Dr Malchenko explains that mitochondria transferred to astrocytes, from both neural stem cells and BTICs, triggered similar transcriptome changes in the receiving astrocytes. Such changes relate to the regulation of certain genes, which in turn result in various changes within the cells, depending on which genes are turned on or off. The team found that in contrast to the neural stem cells, the mitochondria transferred from the BTICs had a significant proliferative effect on the astrocytes, causing them to increase in numbers rapidly. They also suspect that the effect of iMT on the transcriptome changes and, in turn, the growth and proliferation of the astrocytes is due to mitochondrial retrograde signalling between the transplanted BTIC mitochondria and the receiving astrocyte nuclei.

Future Brain Cancer Research

The team’s previous research enabled the development of a method to produce human radial (RG) cells – precursors to neural stem cells – using induced pluripotent stem cell (iPSC) technology.
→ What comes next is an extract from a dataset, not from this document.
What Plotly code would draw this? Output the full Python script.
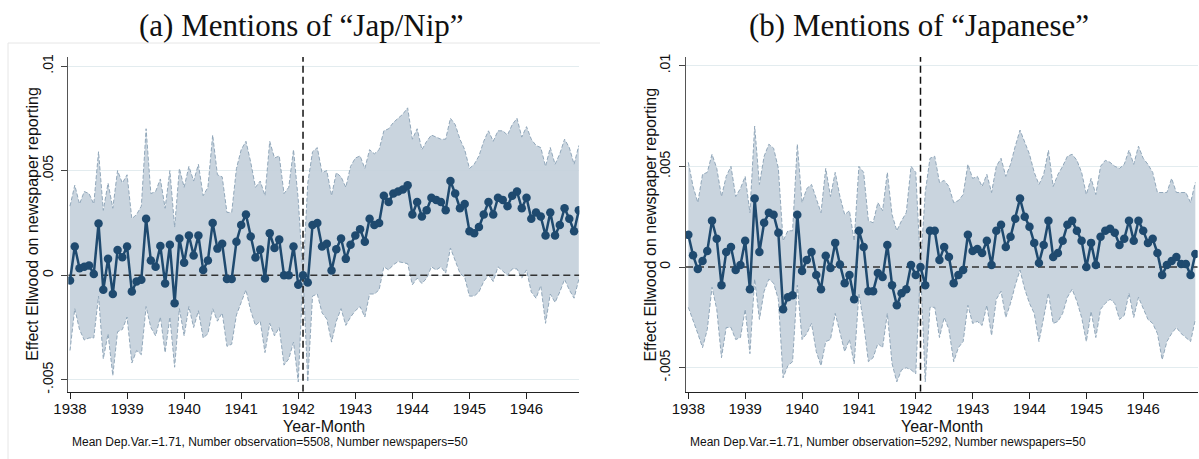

They also established an animal model of brain cancer to allow the study of the disease. Dr Malchenko explains that these methods allow large quantities of RG cells and BTICS to be produced, enabling different types of experiments to be conducted. He adds that they were also able to use the RG cells to produce astrocytes at various stages of development, and highlights that their reproducible cell production methods and animal models could be used to further study the molecular impact of iMT and mitochondrial signalling within and between brain cells.

Dr Malchenko’s recent work forms a basis for understanding the impact of iMT on the mitochondria receiving astrocytes, providing new insights into the mechanisms of mitochondrial retrograde signalling pathways. Deciphering the impact of this communication between brain cells and having a reliable and reproducible in vitro model to allow further study of these cell interactions opens exciting new doors in the quest to uncover novel targets for cancer treatment.